** start of Dataset section **
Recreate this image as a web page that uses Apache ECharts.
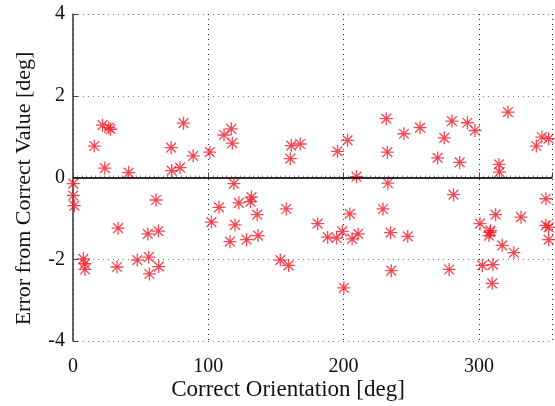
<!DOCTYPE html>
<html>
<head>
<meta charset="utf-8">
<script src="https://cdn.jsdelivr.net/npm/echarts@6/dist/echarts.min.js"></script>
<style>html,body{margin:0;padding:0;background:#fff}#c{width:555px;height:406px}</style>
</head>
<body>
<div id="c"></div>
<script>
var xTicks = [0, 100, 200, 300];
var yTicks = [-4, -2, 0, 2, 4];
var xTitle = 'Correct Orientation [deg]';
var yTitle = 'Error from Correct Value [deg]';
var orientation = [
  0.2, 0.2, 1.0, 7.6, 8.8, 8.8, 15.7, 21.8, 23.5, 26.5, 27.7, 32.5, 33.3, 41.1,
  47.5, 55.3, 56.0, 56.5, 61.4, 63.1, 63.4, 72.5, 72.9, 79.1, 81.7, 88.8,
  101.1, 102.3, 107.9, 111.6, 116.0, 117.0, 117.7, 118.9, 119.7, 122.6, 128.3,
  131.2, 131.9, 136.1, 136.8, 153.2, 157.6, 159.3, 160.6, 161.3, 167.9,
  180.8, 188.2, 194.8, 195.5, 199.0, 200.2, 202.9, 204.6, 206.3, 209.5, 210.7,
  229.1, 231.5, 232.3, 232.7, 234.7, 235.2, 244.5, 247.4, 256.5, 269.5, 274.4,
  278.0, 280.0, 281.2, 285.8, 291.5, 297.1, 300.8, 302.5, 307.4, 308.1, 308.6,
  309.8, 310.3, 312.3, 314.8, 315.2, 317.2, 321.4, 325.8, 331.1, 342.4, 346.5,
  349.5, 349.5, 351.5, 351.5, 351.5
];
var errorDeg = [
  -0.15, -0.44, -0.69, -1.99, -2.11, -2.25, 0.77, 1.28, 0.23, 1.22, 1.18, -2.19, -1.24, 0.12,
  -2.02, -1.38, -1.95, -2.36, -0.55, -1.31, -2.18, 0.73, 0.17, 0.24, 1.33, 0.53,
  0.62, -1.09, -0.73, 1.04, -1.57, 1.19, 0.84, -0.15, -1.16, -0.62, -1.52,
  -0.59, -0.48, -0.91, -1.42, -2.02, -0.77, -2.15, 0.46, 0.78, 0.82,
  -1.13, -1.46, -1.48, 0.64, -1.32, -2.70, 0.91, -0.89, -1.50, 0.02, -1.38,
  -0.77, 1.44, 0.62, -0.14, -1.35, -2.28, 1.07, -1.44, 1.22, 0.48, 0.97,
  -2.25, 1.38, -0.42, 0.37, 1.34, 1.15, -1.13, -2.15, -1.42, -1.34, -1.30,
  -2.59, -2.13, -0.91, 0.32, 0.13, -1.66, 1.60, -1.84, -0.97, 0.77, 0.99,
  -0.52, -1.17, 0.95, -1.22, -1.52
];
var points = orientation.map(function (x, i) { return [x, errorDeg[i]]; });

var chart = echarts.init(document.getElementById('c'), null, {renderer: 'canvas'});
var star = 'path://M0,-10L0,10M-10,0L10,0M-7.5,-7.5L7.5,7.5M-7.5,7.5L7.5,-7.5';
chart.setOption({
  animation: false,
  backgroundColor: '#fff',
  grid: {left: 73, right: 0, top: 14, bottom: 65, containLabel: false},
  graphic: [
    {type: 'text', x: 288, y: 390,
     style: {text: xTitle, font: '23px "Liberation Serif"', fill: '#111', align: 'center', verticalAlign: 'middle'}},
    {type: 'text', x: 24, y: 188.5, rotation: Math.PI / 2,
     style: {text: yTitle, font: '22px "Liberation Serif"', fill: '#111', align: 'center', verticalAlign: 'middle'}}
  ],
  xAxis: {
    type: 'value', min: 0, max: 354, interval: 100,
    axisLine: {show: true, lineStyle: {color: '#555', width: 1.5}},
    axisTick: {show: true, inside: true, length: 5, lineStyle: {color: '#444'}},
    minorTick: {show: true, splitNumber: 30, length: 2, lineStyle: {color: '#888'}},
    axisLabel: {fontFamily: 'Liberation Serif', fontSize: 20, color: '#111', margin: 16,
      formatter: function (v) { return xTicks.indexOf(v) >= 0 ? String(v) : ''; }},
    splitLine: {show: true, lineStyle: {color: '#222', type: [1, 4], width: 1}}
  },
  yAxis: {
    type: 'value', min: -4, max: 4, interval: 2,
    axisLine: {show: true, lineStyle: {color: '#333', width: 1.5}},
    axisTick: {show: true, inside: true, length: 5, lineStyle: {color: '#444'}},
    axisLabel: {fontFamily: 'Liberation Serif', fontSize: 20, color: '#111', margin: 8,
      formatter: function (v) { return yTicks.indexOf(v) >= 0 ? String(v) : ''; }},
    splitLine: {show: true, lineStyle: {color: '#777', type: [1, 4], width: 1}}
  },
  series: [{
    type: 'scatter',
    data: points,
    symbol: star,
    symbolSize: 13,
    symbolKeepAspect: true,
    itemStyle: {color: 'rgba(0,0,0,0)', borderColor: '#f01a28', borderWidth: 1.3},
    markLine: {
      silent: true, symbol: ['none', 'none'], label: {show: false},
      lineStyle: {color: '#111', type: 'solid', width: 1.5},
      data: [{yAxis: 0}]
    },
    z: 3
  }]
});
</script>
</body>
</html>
** end of Dataset section **
[Task requirements]: Images should not appear in the copy; retype the listing above exactly.

[Reply]:
Recreate this image as a web page that uses Apache ECharts.
<!DOCTYPE html>
<html>
<head>
<meta charset="utf-8">
<script src="https://cdn.jsdelivr.net/npm/echarts@6/dist/echarts.min.js"></script>
<style>html,body{margin:0;padding:0;background:#fff}#c{width:555px;height:406px}</style>
</head>
<body>
<div id="c"></div>
<script>
var xTicks = [0, 100, 200, 300];
var yTicks = [-4, -2, 0, 2, 4];
var xTitle = 'Correct Orientation [deg]';
var yTitle = 'Error from Correct Value [deg]';
var orientation = [
  0.2, 0.2, 1.0, 7.6, 8.8, 8.8, 15.7, 21.8, 23.5, 26.5, 27.7, 32.5, 33.3, 41.1,
  47.5, 55.3, 56.0, 56.5, 61.4, 63.1, 63.4, 72.5, 72.9, 79.1, 81.7, 88.8,
  101.1, 102.3, 107.9, 111.6, 116.0, 117.0, 117.7, 118.9, 119.7, 122.6, 128.3,
  131.2, 131.9, 136.1, 136.8, 153.2, 157.6, 159.3, 160.6, 161.3, 167.9,
  180.8, 188.2, 194.8, 195.5, 199.0, 200.2, 202.9, 204.6, 206.3, 209.5, 210.7,
  229.1, 231.5, 232.3, 232.7, 234.7, 235.2, 244.5, 247.4, 256.5, 269.5, 274.4,
  278.0, 280.0, 281.2, 285.8, 291.5, 297.1, 300.8, 302.5, 307.4, 308.1, 308.6,
  309.8, 310.3, 312.3, 314.8, 315.2, 317.2, 321.4, 325.8, 331.1, 342.4, 346.5,
  349.5, 349.5, 351.5, 351.5, 351.5
];
var errorDeg = [
  -0.15, -0.44, -0.69, -1.99, -2.11, -2.25, 0.77, 1.28, 0.23, 1.22, 1.18, -2.19, -1.24, 0.12,
  -2.02, -1.38, -1.95, -2.36, -0.55, -1.31, -2.18, 0.73, 0.17, 0.24, 1.33, 0.53,
  0.62, -1.09, -0.73, 1.04, -1.57, 1.19, 0.84, -0.15, -1.16, -0.62, -1.52,
  -0.59, -0.48, -0.91, -1.42, -2.02, -0.77, -2.15, 0.46, 0.78, 0.82,
  -1.13, -1.46, -1.48, 0.64, -1.32, -2.70, 0.91, -0.89, -1.50, 0.02, -1.38,
  -0.77, 1.44, 0.62, -0.14, -1.35, -2.28, 1.07, -1.44, 1.22, 0.48, 0.97,
  -2.25, 1.38, -0.42, 0.37, 1.34, 1.15, -1.13, -2.15, -1.42, -1.34, -1.30,
  -2.59, -2.13, -0.91, 0.32, 0.13, -1.66, 1.60, -1.84, -0.97, 0.77, 0.99,
  -0.52, -1.17, 0.95, -1.22, -1.52
];
var points = orientation.map(function (x, i) { return [x, errorDeg[i]]; });

var chart = echarts.init(document.getElementById('c'), null, {renderer: 'canvas'});
var star = 'path://M0,-10L0,10M-10,0L10,0M-7.5,-7.5L7.5,7.5M-7.5,7.5L7.5,-7.5';
chart.setOption({
  animation: false,
  backgroundColor: '#fff',
  grid: {left: 73, right: 0, top: 14, bottom: 65, containLabel: false},
  graphic: [
    {type: 'text', x: 288, y: 390,
     style: {text: xTitle, font: '23px "Liberation Serif"', fill: '#111', align: 'center', verticalAlign: 'middle'}},
    {type: 'text', x: 24, y: 188.5, rotation: Math.PI / 2,
     style: {text: yTitle, font: '22px "Liberation Serif"', fill: '#111', align: 'center', verticalAlign: 'middle'}}
  ],
  xAxis: {
    type: 'value', min: 0, max: 354, interval: 100,
    axisLine: {show: true, lineStyle: {color: '#555', width: 1.5}},
    axisTick: {show: true, inside: true, length: 5, lineStyle: {color: '#444'}},
    minorTick: {show: true, splitNumber: 30, length: 2, lineStyle: {color: '#888'}},
    axisLabel: {fontFamily: 'Liberation Serif', fontSize: 20, color: '#111', margin: 16,
      formatter: function (v) { return xTicks.indexOf(v) >= 0 ? String(v) : ''; }},
    splitLine: {show: true, lineStyle: {color: '#222', type: [1, 4], width: 1}}
  },
  yAxis: {
    type: 'value', min: -4, max: 4, interval: 2,
    axisLine: {show: true, lineStyle: {color: '#333', width: 1.5}},
    axisTick: {show: true, inside: true, length: 5, lineStyle: {color: '#444'}},
    axisLabel: {fontFamily: 'Liberation Serif', fontSize: 20, color: '#111', margin: 8,
      formatter: function (v) { return yTicks.indexOf(v) >= 0 ? String(v) : ''; }},
    splitLine: {show: true, lineStyle: {color: '#777', type: [1, 4], width: 1}}
  },
  series: [{
    type: 'scatter',
    data: points,
    symbol: star,
    symbolSize: 13,
    symbolKeepAspect: true,
    itemStyle: {color: 'rgba(0,0,0,0)', borderColor: '#f01a28', borderWidth: 1.3},
    markLine: {
      silent: true, symbol: ['none', 'none'], label: {show: false},
      lineStyle: {color: '#111', type: 'solid', width: 1.5},
      data: [{yAxis: 0}]
    },
    z: 3
  }]
});
</script>
</body>
</html>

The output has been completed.